Yes, I grant, I’m “gay-friendly” in this area. Because I think we’re all sinners. The Church doesn’t have to recognize these relationships. In fact, the Church shouldn’t. But the law? The law should. No matter if it seems sinful to you, these people deserve the protection of law.
Oh, and by the way? I’ll say what I’ve said a million times:
The Defense of Marriage constitutional amendment? It’ll never pass. Not in a million years.
Kevin D.
In your arguments against point #6, you said “Leeway does not exist here.” The courts you so despise do have leeway here because the phrase “courts must take marriages and civil unions from other states into account” simply says “take…into account”. This means that a judge would allow, as evidence, a marriage certificate that may or may not be valid in his/her state.

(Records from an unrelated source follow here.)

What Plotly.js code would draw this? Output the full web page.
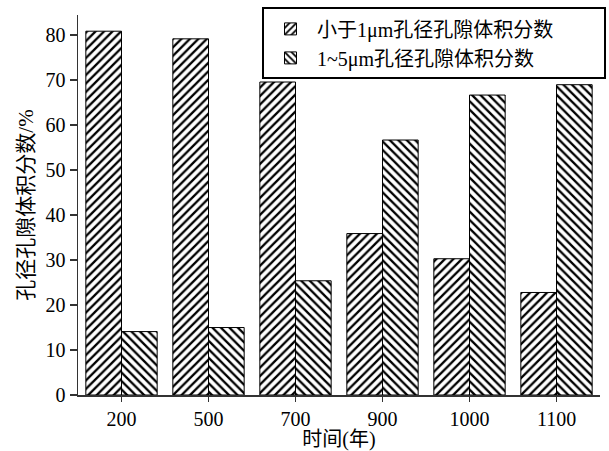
<!DOCTYPE html>
<html>
<head>
<meta charset="utf-8">
<script src="https://cdn.plot.ly/plotly-3.0.1.min.js"></script>
<style>html,body{margin:0;padding:0;background:#fff;}#chart{width:609px;height:451px;}</style>
</head>
<body>
<div id="chart"></div>
<script>
const categories = ['200', '500', '700', '900', '1000', '1100'];
const seriesNames = ['小于1μm孔径孔隙体积分数', '1~5μm孔径孔隙体积分数'];
const lessThan1um = [80.9, 79.2, 69.6, 35.9, 30.3, 22.8];
const from1to5um = [14.1, 15.0, 25.4, 56.7, 66.7, 69.0];
const yTicks = [0, 10, 20, 30, 40, 50, 60, 70, 80];

const FONT = '"Liberation Serif", "Times New Roman", "Noto Sans CJK SC", serif';

function barTrace(name, values, shape) {
  return {
    type: 'bar',
    name: name,
    x: categories,
    y: values,
    marker: {
      color: '#ffffff',
      line: {color: '#000000', width: 1},
      pattern: {shape: shape, fgcolor: '#000000', bgcolor: '#ffffff', size: 6, solidity: 0.38}
    }
  };
}

const data = [
  barTrace(seriesNames[0], lessThan1um, '/'),
  barTrace(seriesNames[1], from1to5um, '\\')
];

const layout = {
  width: 609,
  height: 451,
  margin: {l: 78, r: 9, t: 15, b: 56, autoexpand: false},
  paper_bgcolor: '#ffffff',
  plot_bgcolor: '#ffffff',
  font: {family: FONT, size: 20, color: '#000000'},
  barmode: 'group',
  bargap: 0.18,
  bargroupgap: 0,
  showlegend: true,
  legend: {
    orientation: 'h',
    entrywidthmode: 'pixels',
    entrywidth: 282,
    x: 0.3525, y: 1.02, xanchor: 'left', yanchor: 'top',
    bgcolor: '#ffffff', bordercolor: '#000000', borderwidth: 2,
    font: {family: FONT, size: 20, color: '#000000'},
    itemwidth: 43,
    tracegroupgap: 0
  },
  xaxis: {
    type: 'category',
    range: [-0.5, 5.5],
    showline: true, linecolor: '#333333', linewidth: 1.5,
    ticks: 'outside', ticklen: 5, tickcolor: '#333333', tickwidth: 1.5,
    showgrid: false, zeroline: false,
    tickfont: {family: FONT, size: 20, color: '#000000'},
    title: {text: '时间(年)', font: {family: FONT, size: 20, color: '#000000'}, standoff: 4}
  },
  yaxis: {
    range: [0, 84.5],
    tickvals: yTicks,
    showline: true, linecolor: '#333333', linewidth: 1.5,
    ticks: 'outside', ticklen: 7, tickcolor: '#333333', tickwidth: 1.5,
    showgrid: false, zeroline: false,
    tickfont: {family: FONT, size: 20, color: '#000000'},
    title: {text: '孔径孔隙体积分数/%', font: {family: FONT, size: 21, color: '#000000'}, standoff: 6}
  }
};

Plotly.newPlot('chart', data, layout, {displayModeBar: false, staticPlot: true});
</script>
</body>
</html>
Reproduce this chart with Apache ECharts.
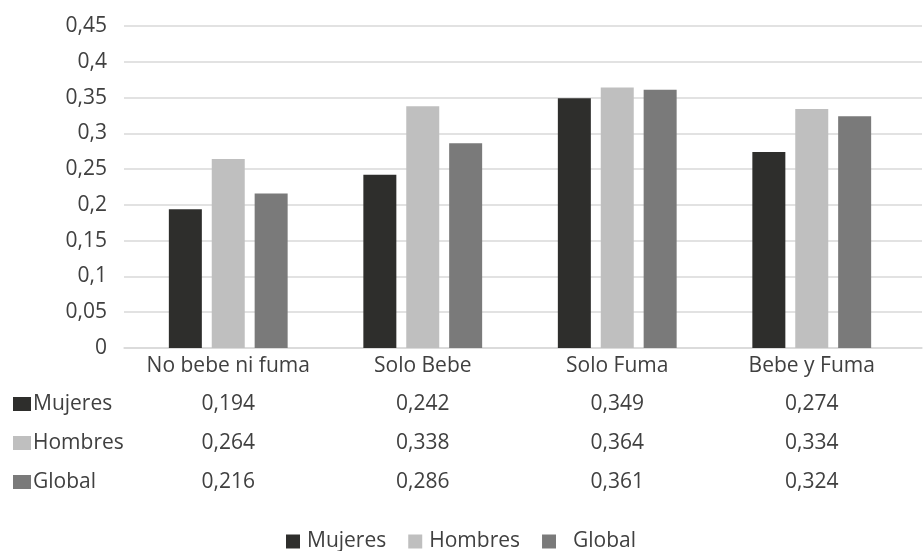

The courts are usually where someone goes with a grievance. Laws are written within particular frameworks and must obey certain rules, most of these are specified in the relevant constitution. If the legislature passes an illegal law, it is the responsibility of the courts to strike it down. Article III, Section 2 of the U.S. Constitution states “judicial power shall extend to all cases…arising under this Constitution”. You may not like that judges made decisions that go against your personal morals, but they were doing their job.
Manaikes’ point stands though, this is not about how we got here, but about what we do now that we are here. Decades years ago, this argument was about the color of one’s skin; now it’s about the gender of one’s partner.